Slashdot Mirror


Using the Semantic Web to Enhance Search

RobMcCool writes "At Stanford KSL, we really like the Semantic Web. So we've taken many of our favorite web sites, scraped them, and put together a huge pile of RDF, which we'll let you download. We've used that RDF to create a search application, in the spirit of Google Q & A or Microsofts recently announced MSN Search extensions. Our search can answer simple factual queries like the previously discussed population of Portugal but can also answer some more complex ones. We also have a smart autocomplete system, type "tom hanks birth" slowly to see it in action (best with Firefox). We're looking for people to be a part of this search system by running their own search sites, and by putting their data on the Semantic Web. Come check it out!"

22 of 150 comments (clear)

  1. Google watch out... by jason718 · · Score: 5, Insightful

    Semantic-driven search engines have awesome potential. However, it does place a lot of demand on the content provider to provide metadata-rich content - or to be able to provide intelligent mining tools to create metadata from existing sites.

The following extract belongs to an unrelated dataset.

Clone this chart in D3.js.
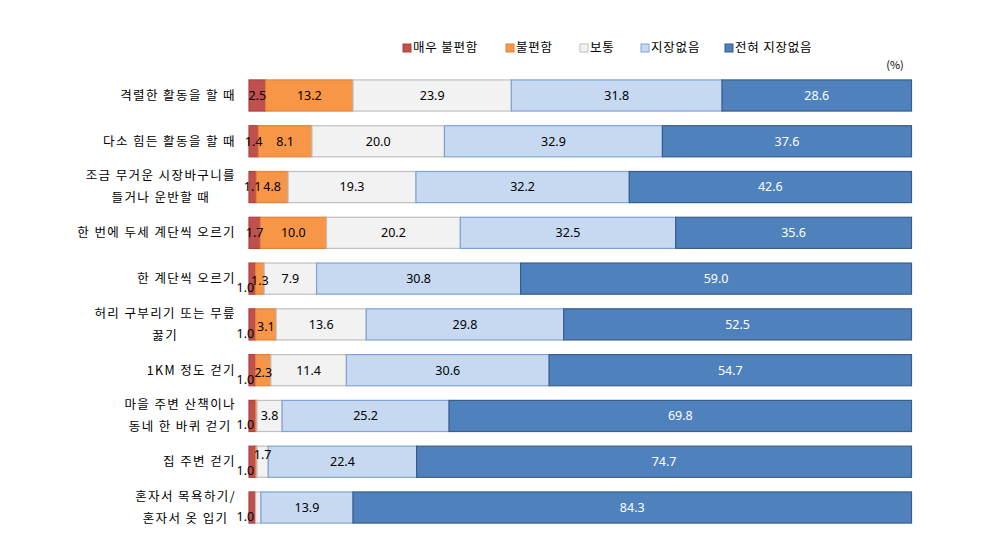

    This is definitely one to watch...

    1. Re:Google watch out... by ShinmaWa · · Score: 2, Interesting
      However, it does place a lot of demand on the content provider to provide metadata-rich content

      This statement is why I was wondering why this was considered such a wonderful thing. For a while now, there's been a research project at IBM called WebFountain that not only does everything that Semantic Web attempts to do, but doesn't require any special mark up either. Its goal is to work with completely unstructured data of any type, including web pages, powerpoint documents, word docs, PDFs, etc etc. Based on the article I linked above (which is 18 months old), it seems Semantic Web is actually much more primitive.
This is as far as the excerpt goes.